Sometimes, you have a large number (say, several million) points, all floating in space, and you'd like to know if any of those points are touching any of the other points. It's even a little worse if the point positions are floating point values -- in that case, we'd like to know about not only exact equality, we'd also like to know about approximate equality, which means classic hashing and similar bit-twiddling aren't going to do the trick.

First, we'll start out with a correct and terrible algorithm. Assume tol is the allowed tolerance, and that equals(x,y,tol) is a function for determining equality within tolerance.

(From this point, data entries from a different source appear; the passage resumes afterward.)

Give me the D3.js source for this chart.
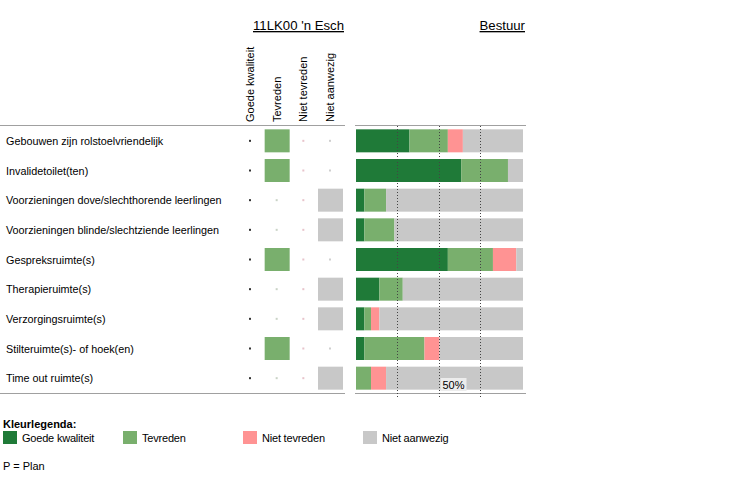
<!DOCTYPE html>
<html><head><meta charset="utf-8">
<script src="https://cdn.jsdelivr.net/npm/d3@7"></script>
<style>body{margin:0;background:#fff;}svg{display:block;font-family:Arial,"Liberation Sans",sans-serif;}</style>
</head><body>
<svg id="c" width="747" height="484"></svg>
<script>
const categories = ["Gebouwen zijn rolstoelvriendelijk","Invalidetoilet(ten)","Voorzieningen dove/slechthorende leerlingen","Voorzieningen blinde/slechtziende leerlingen","Gespreksruimte(s)","Therapieruimte(s)","Verzorgingsruimte(s)","Stilteruimte(s)- of hoek(en)","Time out ruimte(s)"];
const seriesNames = ["Goede kwaliteit","Tevreden","Niet tevreden","Niet aanwezig"];
const seriesColors = ["#1f7a38","#79af6d","#ff9393","#c8c8c8"];
const dotColors = ["#333333","#c9d3c6","#e8c4cb","#cfcfcf"];
const goede = [32,63,5,5,55,14,5,5,0];
const tevreden = [23,28,13,18,27,14,4,36,9];
const nietTevreden = [9,0,0,0,14,0,5,9,9];
const nietAanwezig = [36,9,82,77,4,72,86,50,82];
// school answer: index into seriesNames
const schoolAnswer = [1,1,3,3,1,3,3,1,3];
const gridTicks = [25,50,75];
const labelTicks = [50];
const title = "11LK00 'n Esch";
const title2 = "Bestuur";

const svg = d3.select("#c");
const y = d3.scaleBand().domain(categories).range([126,393]);
const x = d3.scaleLinear().domain([0,100]).range([356,523]);
const colX = d3.scalePoint().domain(seriesNames).range([250,330]);
const barH = 23;

// titles
svg.append("text").attr("x",253).attr("y",30).attr("font-size",13.2).attr("fill","#000").text(title)
  .attr("text-decoration","underline");
svg.append("text").attr("x",525).attr("y",30).attr("text-anchor","end").attr("font-size",13.2).attr("fill","#000").text(title2)
  .attr("text-decoration","underline");

// column headers
seriesNames.forEach(s=>{
  svg.append("text").attr("transform",`translate(${colX(s)+4},122) rotate(-90)`)
    .attr("font-size",11).attr("fill","#000").text(s);
});

// separator lines
svg.append("line").attr("x1",0).attr("x2",345).attr("y1",125.5).attr("y2",125.5).attr("stroke","#a0a0a0");
svg.append("line").attr("x1",355).attr("x2",526).attr("y1",125.5).attr("y2",125.5).attr("stroke","#a0a0a0");
svg.append("line").attr("x1",0).attr("x2",345).attr("y1",393.5).attr("y2",393.5).attr("stroke","#a0a0a0");
svg.append("line").attr("x1",355).attr("x2",526).attr("y1",393.5).attr("y2",393.5).attr("stroke","#a0a0a0");

// row labels
svg.append("g").selectAll("text").data(categories).join("text")
  .attr("x",6).attr("y",d=>y(d)+y.bandwidth()/2+4).attr("font-size",10.8).attr("fill","#000").text(d=>d);

// matrix
categories.forEach((c,i)=>{
  seriesNames.forEach((s,j)=>{
    const cy = y(c)+y.bandwidth()/2;
    if (schoolAnswer[i]===j) {
      svg.append("rect").attr("x",colX(s)-12).attr("y",cy-barH/2).attr("width",25).attr("height",barH).attr("fill",seriesColors[j]);
    } else {
      svg.append("rect").attr("x",colX(s)-1).attr("y",cy-1).attr("width",2).attr("height",2).attr("fill",dotColors[j]);
    }
  });
});

// stacked bars
const rows = categories.map((c,i)=>({cat:c, "Goede kwaliteit":goede[i], "Tevreden":tevreden[i], "Niet tevreden":nietTevreden[i], "Niet aanwezig":nietAanwezig[i]}));
const stack = d3.stack().keys(seriesNames)(rows);
svg.append("g").selectAll("g").data(stack).join("g").attr("fill",(d,i)=>seriesColors[i])
  .selectAll("rect").data(d=>d).join("rect")
  .attr("x",d=>x(d[0])).attr("width",d=>Math.max(0,x(Math.min(100,d[1]))-x(d[0])))
  .attr("y",d=>y(d.data.cat)+y.bandwidth()/2-barH/2).attr("height",barH);

// grid lines
svg.append("g").selectAll("line").data(gridTicks).join("line")
  .attr("x1",d=>Math.round(x(d))-0.5).attr("x2",d=>Math.round(x(d))-0.5).attr("y1",126).attr("y2",398)
  .attr("stroke","#444").attr("stroke-width",1).attr("stroke-dasharray","1,2");

// 50% label
labelTicks.forEach(t=>{
  svg.append("rect").attr("x",x(t)+1).attr("y",378).attr("width",26).attr("height",13).attr("fill","#ececec");
  svg.append("text").attr("x",x(t)+3).attr("y",389).attr("font-size",11).attr("fill","#000").text(t+"%");
});

// legend
svg.append("text").attr("x",3).attr("y",428).attr("font-size",11).attr("font-weight","bold").attr("fill","#000").text("Kleurlegenda:");
seriesNames.forEach((s,i)=>{
  const lx = 3 + i*120;
  svg.append("rect").attr("x",lx).attr("y",431).attr("width",14).attr("height",13).attr("fill",seriesColors[i]);
  svg.append("text").attr("x",lx+19).attr("y",442).attr("font-size",11).attr("fill","#000").attr("letter-spacing","-0.2").text(s);
});
svg.append("text").attr("x",3).attr("y",470).attr("font-size",11).attr("fill","#000").text("P = Plan");
</script>
</body></html>
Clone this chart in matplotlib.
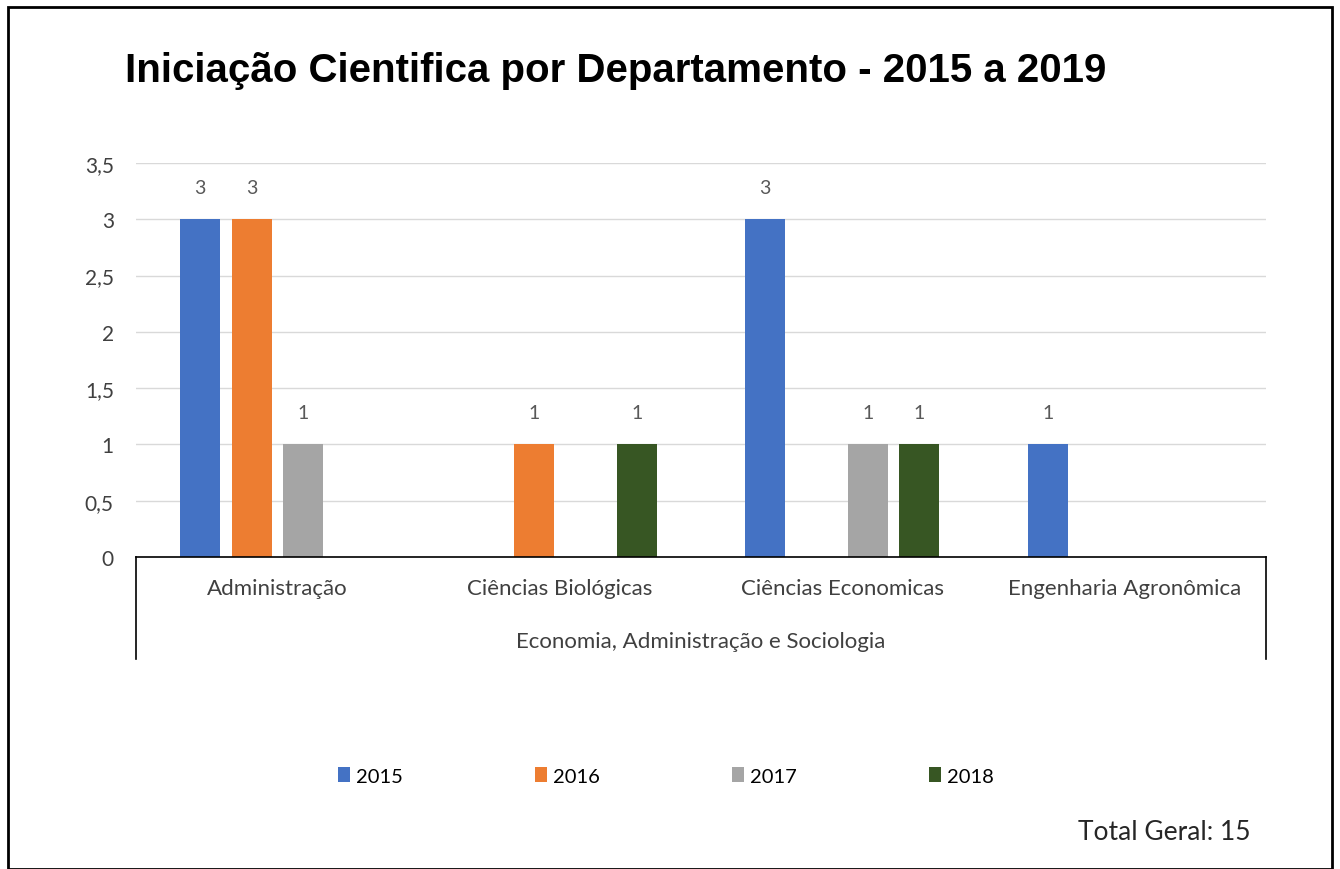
import numpy as np
import matplotlib.pyplot as plt
from matplotlib.patches import Rectangle
from matplotlib.transforms import blended_transform_factory

# Data
departamentos = ['Administração', 'Ciências Biológicas', 'Ciências Economicas', 'Engenharia Agronômica']
grupo = 'Economia, Administração e Sociologia'
anos = ['2015', '2016', '2017', '2018']
v2015 = [3, 0, 3, 1]
v2016 = [3, 1, 0, 0]
v2017 = [1, 0, 1, 0]
v2018 = [0, 1, 1, 0]
cores = ['#4472C4', '#ED7D31', '#A5A5A5', '#375623']
total_geral = 15

series = [v2015, v2016, v2017, v2018]

plt.rcParams['font.family'] = ['Lato', 'DejaVu Sans']

fig = plt.figure(figsize=(13.4, 8.7), dpi=100)
ax = fig.add_axes([0.1015, 0.3586, 0.8433, 0.4529])

x = np.arange(len(departamentos))
largura = 0.1416
passo = 0.182
bars = []
for i, (vals, cor, ano) in enumerate(zip(series, cores, anos)):
    pos = x + (i - 1.5) * passo
    b = ax.bar(pos, vals, width=largura, color=cor, label=ano, zorder=3)
    bars.append(b)
    for xp, v in zip(pos, vals):
        if v > 0:
            ax.text(xp, v + 0.28, str(v), ha='center', va='center',
                    fontsize=14, color='#595959')

ax.set_xlim(-0.5, len(departamentos) - 0.5)
ax.set_ylim(0, 3.5)
yt = np.arange(0, 3.51, 0.5)
ax.set_yticks(yt)
ax.set_yticklabels([f'{t:g}'.replace('.', ',') for t in yt], fontsize=15, color='#404040')
ax.grid(axis='y', color='#D9D9D9', linewidth=1, zorder=0)
ax.tick_params(axis='y', length=0, pad=16)
ax.tick_params(axis='x', length=0, pad=15)
ax.set_xticks(x)
ax.set_xticklabels(departamentos, fontsize=16, color='#404040')

for s in ['left', 'right', 'top']:
    ax.spines[s].set_visible(False)
ax.spines['bottom'].set_color('black')
ax.spines['bottom'].set_linewidth(1.2)
ax.spines['bottom'].set_zorder(4)

# lines for the multi-level category axis
tr = blended_transform_factory(ax.transAxes, ax.transAxes)
for xa in [0, 1]:
    ax.plot([xa, xa], [0, -0.259], transform=tr, color='black', linewidth=1.2, clip_on=False)
ax.text(0.5, -0.213, grupo, transform=tr, ha='center', va='center',
        fontsize=16, color='#404040')

fig.text(0.093, 0.918, 'Iniciação Cientifica por Departamento - 2015 a 2019',
         fontsize=29, fontweight='bold', family='Liberation Sans', va='center', ha='left')

fig.legend(handles=bars, labels=anos, loc='center', bbox_to_anchor=(0.497, 0.107),
           ncol=4, frameon=False, fontsize=14.5, columnspacing=6.55,
           handlelength=0.6, handleheight=0.8, handletextpad=0.3)

fig.text(0.933, 0.043, f'Total Geral: {total_geral}', fontsize=19, ha='right', va='center',
         color='#262626')

fig.patches.append(Rectangle((0.006, 0.0), 0.988, 0.991, transform=fig.transFigure,
                             fill=False, edgecolor='black', linewidth=2))

fig.savefig('out.png', dpi=100)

for( i = 0; i < points.size(); ++i )
for( j = i + 1; j < points.size(); ++j )
  if( equals(points[i], points[j], tol) )
    cout << i << " touches " << j << endl;

Given n points, this requires n*n/2 iterations to find all collisions. For a million points, this is going to need to make half a trillion comparisons, and I'd rather not wait around that long. So we need something better.

Initially, I thought of writing a spatial hash as a way to solve this problem. The idea is to place all your points in their own buckets in space according to their location, then only look through points which land in the same bucket for collisions. Even better, you can dynamically split the buckets whenever they start getting large, allowing you to handle point clouds with highly variable densities. This works, but it's a lot of code. Surely there is a simpler answer? Yes, there is.

The idea is to use a sort function, like the STL sort, but only on one dimension at a time. So we'll first find all the points that have matching X values; then, within those groups, we'll find points that have matching Y, and (if we're three-dimensional), we'll find matching Z's within the groups that have matching X and Y. Got it? Here's an attempt at some code:

// This is the cloud of points we wish to sort.
vector< Point > pts;

// This is our output value. It will hold
// the indices in pts of colliding points.
vector< vector< size_t > > point_cliques;

point_cliques.push_back( vector< size_t >() );
// Initially, all points start in one big clique that
// matches on zero dimensions.
for( size_t i = 0; i < pts.size(); ++i )
  point_cliques.back().push_back( i );

// Reuse vector in the loop to avoid alloc hits.
vector< size_t > tmp_clique;

// For each dimension (assuming 3 here)
for( int idim = 0; idim < 3; ++idim )
  vector< vector< size_t > > new_cliques;
  // Point::operator[] returns a component of the point.
  auto sort_by_dim =
    [&]( uint a, uint b ) { return pts[a][idim] < pts[b][idim]; };
  for(size_t iclique=0; iclique < point_cliques.size(); ++iclique)
    // The clique we're working on, stored as a local reference.
    vector< size_t > &clique = point_cliques[ iclique ];
    // Sort current clique by current dimension.
    sort( clique.begin(), clique.end(), sort_by_dim );

    // Break into parts according to equal ranges.
    for( auto i = clique.begin(); i != clique.end(); ++i )
      // If our point doesn't touch the previous clique...
      if( !tmp_clique.empty() &&
        !equals(tmp_clique.back()[idim], pts[*i][idim], tol))
        // Discard the previous clique if it only had one item,
        // otherwise keep it.
        if( tmp_clique.size() > 1 )
          new_cliques.push_back( tmp_clique );
      tmp_clique.push_back( *i );
  // Assign new_cliques to point_cliques cheaply.
  swap( point_cliques, new_cliques );

If you can't switch to C++11 yet, then you'll have to use a functor with local state for the sort_by_dim function, instead of a closure. Otherwise, the idea still works.

The worst case time for this function is if you have a large array of points that are all on top of each other; in this case, sort will run over the full array 3 times. This is still n log n, which is much better than our n * n above. In practice, I've found this algorithm to be very fast, and a lot easier to work with than a full spatial hash. I hope you find it useful :).